- **Problem to solve**: Omit all pictures. Copy the rest of the material exactly.

- **Extracted records**:
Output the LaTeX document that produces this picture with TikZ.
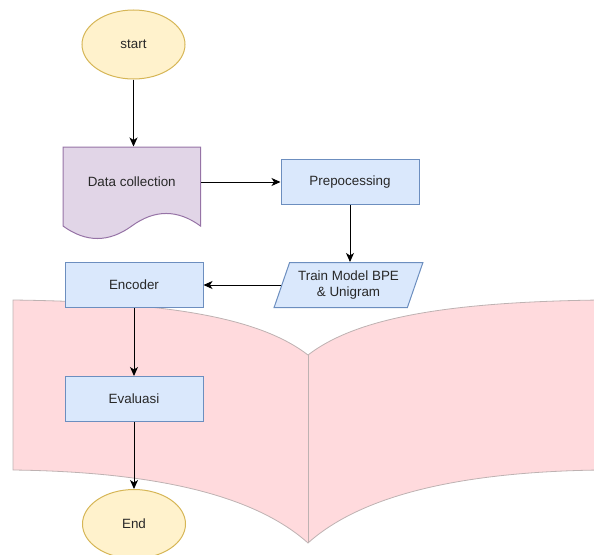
\documentclass[tikz,border=0pt]{standalone}
\usepackage{fontspec}
\setmainfont{Liberation Sans}
\usetikzlibrary{shapes.geometric,arrows.meta}
\definecolor{yfill}{HTML}{FFF2CC}
\definecolor{ydraw}{HTML}{D6B656}
\definecolor{pfill}{HTML}{E1D5E7}
\definecolor{pdraw}{HTML}{9673A6}
\definecolor{bfill}{HTML}{DAE8FC}
\definecolor{bdraw}{HTML}{6C8EBF}
\definecolor{bookfill}{RGB}{255,218,221}
\definecolor{bookdraw}{RGB}{190,178,178}
\definecolor{txt}{RGB}{40,40,40}
\tikzset{
  base/.style={font=\fontsize{13.4}{16}\selectfont, text=txt, line width=1pt, inner sep=0pt},
  term/.style={base, ellipse, draw=ydraw, fill=yfill, minimum width=103, minimum height=69},
  box/.style={base, rectangle, draw=bdraw, fill=bfill, minimum width=138, minimum height=45},
  para/.style={base, trapezium, trapezium left angle=65, trapezium right angle=115, trapezium stretches=true, draw=bdraw, fill=bfill, minimum width=149, minimum height=45, align=center},
  doclabel/.style={base, draw=none, minimum width=137.5, minimum height=70},
  arr/.style={-{Stealth[length=9pt,width=8pt,inset=2.5pt]}, line width=1pt, black},
}
\begin{document}
\begin{tikzpicture}[x=1pt,y=-1pt]
\useasboundingbox (0,0) rectangle (594,554);
\clip (0,0) rectangle (594,554);
% book shape
\draw[fill=bookfill, draw=bookdraw, line width=0.8pt]
  (13,300) .. controls (170,302) and (260,318) .. (308,355)
  .. controls (356,318) and (446,302) .. (600,300)
  -- (600,470)
  .. controls (446,472) and (356,500) .. (308,543)
  .. controls (260,500) and (170,472) .. (13,470) -- cycle;
\draw[draw=bookdraw, line width=0.8pt] (308,355) -- (308,543);
% document shape
\draw[fill=pfill, draw=pdraw, line width=1pt]
  (63,147) -- (200.5,147) -- (200.5,226)
  .. controls (177.6,209.3) and (154.65,209.3) .. (131.75,226)
  .. controls (108.85,242.67) and (85.93,242.67) .. (63,226) -- cycle;
\node[term] (start) at (133.5,44.5) {start};
\node[doclabel] (data) at (131.75,182) {Data collection};
\node[box] (prep) at (350,182) {Prepocessing};
\node[para] (train) at (348.5,285) {Train Model BPE\\\& Unigram};
\node[box] (enc) at (134,285) {Encoder};
\node[box] (eval) at (134,399) {Evaluasi};
\node[term] (end) at (134,524) {End};
\draw[arr] (start.south) -- (start.south |- data.north);
\draw[arr] (data.east) -- (data.east -| prep.west);
\draw[arr] (prep.south) -- (prep.south |- train.north);
\draw[arr] (train.west) -- (train.west -| enc.east);
\draw[arr] (enc) -- (eval);
\draw[arr] (eval) -- (end);
\end{tikzpicture}
\end{document}
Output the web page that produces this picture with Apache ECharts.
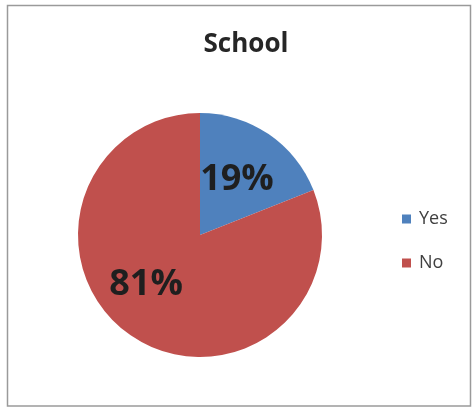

- **Correct response**:
Output the LaTeX document that produces this picture with TikZ.
\documentclass[tikz,border=0pt]{standalone}
\usepackage{fontspec}
\setmainfont{Liberation Sans}
\usetikzlibrary{shapes.geometric,arrows.meta}
\definecolor{yfill}{HTML}{FFF2CC}
\definecolor{ydraw}{HTML}{D6B656}
\definecolor{pfill}{HTML}{E1D5E7}
\definecolor{pdraw}{HTML}{9673A6}
\definecolor{bfill}{HTML}{DAE8FC}
\definecolor{bdraw}{HTML}{6C8EBF}
\definecolor{bookfill}{RGB}{255,218,221}
\definecolor{bookdraw}{RGB}{190,178,178}
\definecolor{txt}{RGB}{40,40,40}
\tikzset{
  base/.style={font=\fontsize{13.4}{16}\selectfont, text=txt, line width=1pt, inner sep=0pt},
  term/.style={base, ellipse, draw=ydraw, fill=yfill, minimum width=103, minimum height=69},
  box/.style={base, rectangle, draw=bdraw, fill=bfill, minimum width=138, minimum height=45},
  para/.style={base, trapezium, trapezium left angle=65, trapezium right angle=115, trapezium stretches=true, draw=bdraw, fill=bfill, minimum width=149, minimum height=45, align=center},
  doclabel/.style={base, draw=none, minimum width=137.5, minimum height=70},
  arr/.style={-{Stealth[length=9pt,width=8pt,inset=2.5pt]}, line width=1pt, black},
}
\begin{document}
\begin{tikzpicture}[x=1pt,y=-1pt]
\useasboundingbox (0,0) rectangle (594,554);
\clip (0,0) rectangle (594,554);
% book shape
\draw[fill=bookfill, draw=bookdraw, line width=0.8pt]
  (13,300) .. controls (170,302) and (260,318) .. (308,355)
  .. controls (356,318) and (446,302) .. (600,300)
  -- (600,470)
  .. controls (446,472) and (356,500) .. (308,543)
  .. controls (260,500) and (170,472) .. (13,470) -- cycle;
\draw[draw=bookdraw, line width=0.8pt] (308,355) -- (308,543);
% document shape
\draw[fill=pfill, draw=pdraw, line width=1pt]
  (63,147) -- (200.5,147) -- (200.5,226)
  .. controls (177.6,209.3) and (154.65,209.3) .. (131.75,226)
  .. controls (108.85,242.67) and (85.93,242.67) .. (63,226) -- cycle;
\node[term] (start) at (133.5,44.5) {start};
\node[doclabel] (data) at (131.75,182) {Data collection};
\node[box] (prep) at (350,182) {Prepocessing};
\node[para] (train) at (348.5,285) {Train Model BPE\\\& Unigram};
\node[box] (enc) at (134,285) {Encoder};
\node[box] (eval) at (134,399) {Evaluasi};
\node[term] (end) at (134,524) {End};
\draw[arr] (start.south) -- (start.south |- data.north);
\draw[arr] (data.east) -- (data.east -| prep.west);
\draw[arr] (prep.south) -- (prep.south |- train.north);
\draw[arr] (train.west) -- (train.west -| enc.east);
\draw[arr] (enc) -- (eval);
\draw[arr] (eval) -- (end);
\end{tikzpicture}
\end{document}
Output the web page that produces this picture with Apache ECharts.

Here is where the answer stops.